Entries ::
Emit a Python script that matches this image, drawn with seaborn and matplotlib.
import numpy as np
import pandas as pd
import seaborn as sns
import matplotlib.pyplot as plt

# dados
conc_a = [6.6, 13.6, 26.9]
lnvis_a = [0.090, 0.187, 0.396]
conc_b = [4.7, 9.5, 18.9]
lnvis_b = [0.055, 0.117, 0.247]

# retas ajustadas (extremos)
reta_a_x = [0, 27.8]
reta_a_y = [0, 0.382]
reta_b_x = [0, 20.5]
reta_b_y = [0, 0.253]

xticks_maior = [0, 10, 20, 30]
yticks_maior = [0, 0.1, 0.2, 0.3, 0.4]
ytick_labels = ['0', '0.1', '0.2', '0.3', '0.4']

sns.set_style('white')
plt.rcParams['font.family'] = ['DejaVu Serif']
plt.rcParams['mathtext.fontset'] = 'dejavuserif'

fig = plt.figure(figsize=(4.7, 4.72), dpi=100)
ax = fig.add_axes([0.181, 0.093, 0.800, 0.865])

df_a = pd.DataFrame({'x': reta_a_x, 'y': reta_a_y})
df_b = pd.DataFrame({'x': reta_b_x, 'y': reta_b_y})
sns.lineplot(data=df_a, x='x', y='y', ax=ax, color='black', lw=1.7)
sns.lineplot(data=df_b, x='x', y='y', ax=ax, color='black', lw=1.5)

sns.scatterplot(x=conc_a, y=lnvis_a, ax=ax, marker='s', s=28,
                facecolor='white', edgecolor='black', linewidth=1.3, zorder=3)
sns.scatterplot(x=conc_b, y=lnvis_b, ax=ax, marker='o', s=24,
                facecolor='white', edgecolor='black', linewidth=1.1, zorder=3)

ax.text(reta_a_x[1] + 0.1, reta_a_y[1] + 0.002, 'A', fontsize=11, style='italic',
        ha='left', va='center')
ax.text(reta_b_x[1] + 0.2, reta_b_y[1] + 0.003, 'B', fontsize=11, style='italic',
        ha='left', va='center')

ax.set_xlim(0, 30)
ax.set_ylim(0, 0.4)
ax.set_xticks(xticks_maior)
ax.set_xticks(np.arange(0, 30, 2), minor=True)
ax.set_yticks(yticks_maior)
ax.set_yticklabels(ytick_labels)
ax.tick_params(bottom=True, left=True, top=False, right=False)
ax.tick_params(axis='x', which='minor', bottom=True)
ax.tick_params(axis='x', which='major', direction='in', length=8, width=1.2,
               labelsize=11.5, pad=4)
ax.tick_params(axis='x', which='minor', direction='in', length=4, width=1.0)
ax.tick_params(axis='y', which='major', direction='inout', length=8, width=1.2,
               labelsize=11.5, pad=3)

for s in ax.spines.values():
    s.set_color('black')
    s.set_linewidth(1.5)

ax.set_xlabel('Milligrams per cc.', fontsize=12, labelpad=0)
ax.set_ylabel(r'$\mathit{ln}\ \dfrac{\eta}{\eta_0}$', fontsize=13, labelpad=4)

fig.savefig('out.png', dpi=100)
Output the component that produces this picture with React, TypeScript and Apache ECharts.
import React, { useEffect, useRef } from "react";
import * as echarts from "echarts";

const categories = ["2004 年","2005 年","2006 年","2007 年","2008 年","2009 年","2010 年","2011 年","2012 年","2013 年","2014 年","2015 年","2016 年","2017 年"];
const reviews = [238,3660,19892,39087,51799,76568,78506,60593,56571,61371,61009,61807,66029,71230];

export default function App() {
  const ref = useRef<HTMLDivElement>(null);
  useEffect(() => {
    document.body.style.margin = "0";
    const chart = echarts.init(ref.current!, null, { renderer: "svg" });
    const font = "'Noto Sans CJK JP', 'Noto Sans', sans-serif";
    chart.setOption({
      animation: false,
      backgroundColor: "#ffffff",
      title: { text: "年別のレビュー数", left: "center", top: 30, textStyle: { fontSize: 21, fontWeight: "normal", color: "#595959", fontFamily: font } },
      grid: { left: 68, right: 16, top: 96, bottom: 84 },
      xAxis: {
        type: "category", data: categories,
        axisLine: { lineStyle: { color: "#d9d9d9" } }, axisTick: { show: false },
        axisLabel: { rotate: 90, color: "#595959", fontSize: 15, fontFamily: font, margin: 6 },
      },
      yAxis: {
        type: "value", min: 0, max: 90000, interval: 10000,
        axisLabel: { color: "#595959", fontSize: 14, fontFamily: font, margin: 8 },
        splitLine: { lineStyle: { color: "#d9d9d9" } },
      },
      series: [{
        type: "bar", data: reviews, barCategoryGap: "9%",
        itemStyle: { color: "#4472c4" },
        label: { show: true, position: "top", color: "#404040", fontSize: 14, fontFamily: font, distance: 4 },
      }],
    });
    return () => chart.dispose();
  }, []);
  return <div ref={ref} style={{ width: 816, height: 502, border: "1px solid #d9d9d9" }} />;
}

The exercise :: Tally the lines above that contain the word "React", and reply with only the number.

Expected answer :: 2